Kylie Jenner’s Clothing Brand Is Stiffing Workers. It’s Time to Organize the Stans.

Kylie Jenner’s clothing line is stiffing garment workers in Bangladesh, who have long lacked the bargaining power to improve their conditions. But the industry is changing — and consumer action linked to workplace militancy could actually win gains for these workers.

Kardashian/Jenner App Launch Preview At Nobu Malibu, CA

Kim Kardashian West, Kylie Jenner, and Kris Jenner host a dinner in Malibu, California. (Photo by Charley Gallay / Getty Images for Kardashian / Jenner Apps)


Kylie Jenner, already infamous for selling diet tea that causes explosive diarrhea, is now embroiled in a different kind of scandal: stiffing garment workers on pay. Global Brand Group, the entity that runs several Kardashian-Jenner family brands, has come under fire for dissolving its Bangladesh-based operations (citing COVID-era uncertainty), leaving thousands of workers “starving” and angry.

Fashion Nova, which runs rapper Cardi B’s line, has given similar reasons for pulling contracts in Los Angeles and throwing upwards of fifty thousand workers off payroll, most of them immigrant women who do not qualify for unemployment benefits. Such cut-and-run maneuvers are all too common in the garment industry, especially in Bangladesh.
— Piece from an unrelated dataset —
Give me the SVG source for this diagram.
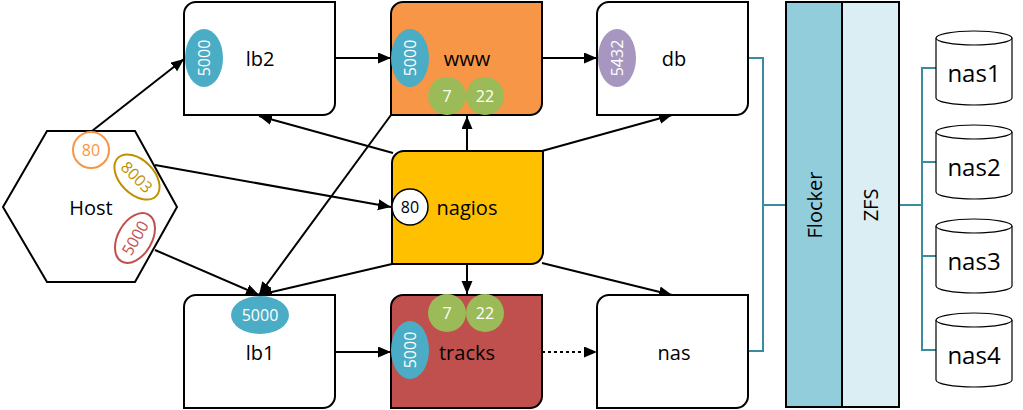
<svg xmlns="http://www.w3.org/2000/svg" xmlns:xlink="http://www.w3.org/1999/xlink" width="1023" height="410" viewBox="0 0 1023 410">
<style>
.node{stroke:#000;stroke-width:2}
.lbl{font-family:"Open Sans","Liberation Sans",sans-serif;font-size:20px;fill:#000;text-anchor:middle;dominant-baseline:central}
.port{font-family:"Open Sans","Liberation Sans",sans-serif;font-size:16px;fill:#fff;text-anchor:middle;dominant-baseline:central}
.blue{fill:#4BACC6}
.green{fill:#9BBB59}
.edge{stroke:#000;stroke-width:2;fill:none;marker-end:url(#arr)}
.teal{stroke:#3A8C9E;stroke-width:2;fill:none}
.cyl{fill:#fff;stroke:#000;stroke-width:1.2}
.big{font-family:"Open Sans","Liberation Sans",sans-serif;font-size:24px;fill:#000;text-anchor:middle;dominant-baseline:central}
</style>
<defs>
<marker id="arr" markerUnits="userSpaceOnUse" markerWidth="14" markerHeight="12" refX="13" refY="5.5" orient="auto">
<path d="M0,0 L13,5.5 L0,11 Z" fill="#000"/>
</marker>
<path id="box" d="M0,12 A12,12 0 0 1 12,0 H151 V101 A12,12 0 0 1 139,113 H0 Z"/>
<g id="cyl">
<path class="cyl" d="M0,7 V67 A38,7 0 0 0 76,67 V7"/>
<ellipse class="cyl" cx="38" cy="7" rx="38" ry="7"/>
</g>
</defs>
<rect width="1023" height="410" fill="#fff"/>

<g id="connectors">
<path class="edge" d="M92,131 L184,59"/>
<path class="edge" d="M335,58 L391,58"/>
<path class="edge" d="M542,58 L597,58"/>
<path class="edge" d="M467,151 L467,116"/>
<path class="edge" d="M467,263 L467,294"/>
<path class="edge" d="M393,153 L259,116"/>
<path class="edge" d="M542,151 L672,115"/>
<path class="edge" d="M542,263 L672,295"/>
<path class="edge" d="M392,264 L259,295"/>
<path class="edge" d="M391,115 L259,295"/>
<path class="edge" d="M155,165 L391,207"/>
<path class="edge" d="M155,250 L259,295"/>
<path class="edge" d="M335,352 L391,352"/>
<path class="edge" d="M542,352 L597,352" stroke-dasharray="3 3"/>
<path class="teal" d="M748,58 H763 V351 H748 M763,205 H786"/>
<path class="teal" d="M899,205 H922 M936,68 H922 V350 H936 M922,162 H936 M922,256 H936"/>
</g>

<g id="host">
<polygon points="3,207 47,131 135,131 177,207 135,282 47,282" fill="#fff" stroke="#000" stroke-width="2"/>
<text class="lbl" x="91" y="207">Host</text>
<circle cx="91" cy="150" r="18" fill="#fff" stroke="#F79646" stroke-width="2"/>
<text class="port" x="91" y="150" style="fill:#F79646">80</text>
<g transform="translate(137,177) rotate(45)">
<ellipse rx="27" ry="17" fill="#fff" stroke="#BF9000" stroke-width="2"/>
<text class="port" x="0" y="0" style="fill:#BF9000">8003</text>
</g>
<g transform="translate(135,238) rotate(-60)">
<ellipse rx="27" ry="17" fill="#fff" stroke="#C0504D" stroke-width="2"/>
<text class="port" x="0" y="0" style="fill:#C0504D">5000</text>
</g>
</g>

<g id="lb2">
<use xlink:href="#box" x="184" y="2" class="node" style="fill:#fff"/>
<text class="lbl" x="260" y="58">lb2</text>
<ellipse class="blue" cx="204" cy="58" rx="19" ry="29"/>
<text class="port" transform="translate(204,58) rotate(-90)">5000</text>
</g>

<g id="www">
<use xlink:href="#box" x="391" y="2" class="node" style="fill:#F79646"/>
<text class="lbl" x="467" y="58">www</text>
<ellipse class="blue" cx="410" cy="58" rx="19" ry="29"/>
<text class="port" transform="translate(410,58) rotate(-90)">5000</text>
<circle class="green" cx="447" cy="96" r="19"/>
<circle class="green" cx="485" cy="96" r="19"/>
<text class="port" x="447" y="96">7</text>
<text class="port" x="485" y="96">22</text>
</g>

<g id="db">
<use xlink:href="#box" x="597" y="2" class="node" style="fill:#fff"/>
<text class="lbl" x="674" y="58">db</text>
<ellipse cx="617" cy="58" rx="19" ry="29" fill="#A696C0"/>
<text class="port" transform="translate(617,58) rotate(-90)">5432</text>
</g>

<g id="nagios">
<use xlink:href="#box" x="392" y="151" class="node" style="fill:#FFC000"/>
<circle cx="410" cy="207" r="18" fill="#fff" stroke="#000" stroke-width="1.5"/>
<text class="port" x="410" y="207" style="fill:#000">80</text>
<text class="lbl" x="467" y="207">nagios</text>
</g>

<g id="lb1">
<use xlink:href="#box" x="184" y="295" class="node" style="fill:#fff"/>
<ellipse class="blue" cx="260" cy="315" rx="29" ry="19"/>
<text class="port" x="260" y="315">5000</text>
<text class="lbl" x="260" y="352">lb1</text>
</g>

<g id="tracks">
<use xlink:href="#box" x="391" y="295" class="node" style="fill:#C0504D"/>
<circle class="green" cx="447" cy="313" r="19"/>
<circle class="green" cx="485" cy="313" r="19"/>
<text class="port" x="447" y="313">7</text>
<text class="port" x="485" y="313">22</text>
<ellipse class="blue" cx="410" cy="350" rx="19" ry="29"/>
<text class="port" transform="translate(410,350) rotate(-90)">5000</text>
<text class="lbl" x="467" y="352">tracks</text>
</g>

<g id="nas">
<use xlink:href="#box" x="597" y="295" class="node" style="fill:#fff"/>
<text class="lbl" x="674" y="352">nas</text>
</g>

<g id="flocker">
<rect x="786" y="2" width="56" height="405" fill="#92CDDC" stroke="#000" stroke-width="2"/>
<text class="lbl" transform="translate(814,205) rotate(-90)">Flocker</text>
</g>
<g id="zfs">
<rect x="842" y="2" width="57" height="405" fill="#DAEEF3" stroke="#000" stroke-width="2"/>
<text class="lbl" transform="translate(870,205) rotate(-90)">ZFS</text>
</g>

<g id="nas1"><use xlink:href="#cyl" x="936" y="31"/><text class="big" x="974" y="72">nas1</text></g>
<g id="nas2"><use xlink:href="#cyl" x="936" y="125"/><text class="big" x="974" y="166">nas2</text></g>
<g id="nas3"><use xlink:href="#cyl" x="936" y="219"/><text class="big" x="974" y="260">nas3</text></g>
<g id="nas4"><use xlink:href="#cyl" x="936" y="313"/><text class="big" x="974" y="354">nas4</text></g>
</svg>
Bangladesh is an industrial one-trick pony. Eighty-four percent of its export revenue comes from ready-made garments that workers (mostly women) churn out for primarily Western markets. However, since the COVID-19 pandemic, global demand has plummeted, brands and retailers have bailed on suppliers, and factories have shut down, laying off a million garment workers — a quarter of the country’s garment labor force.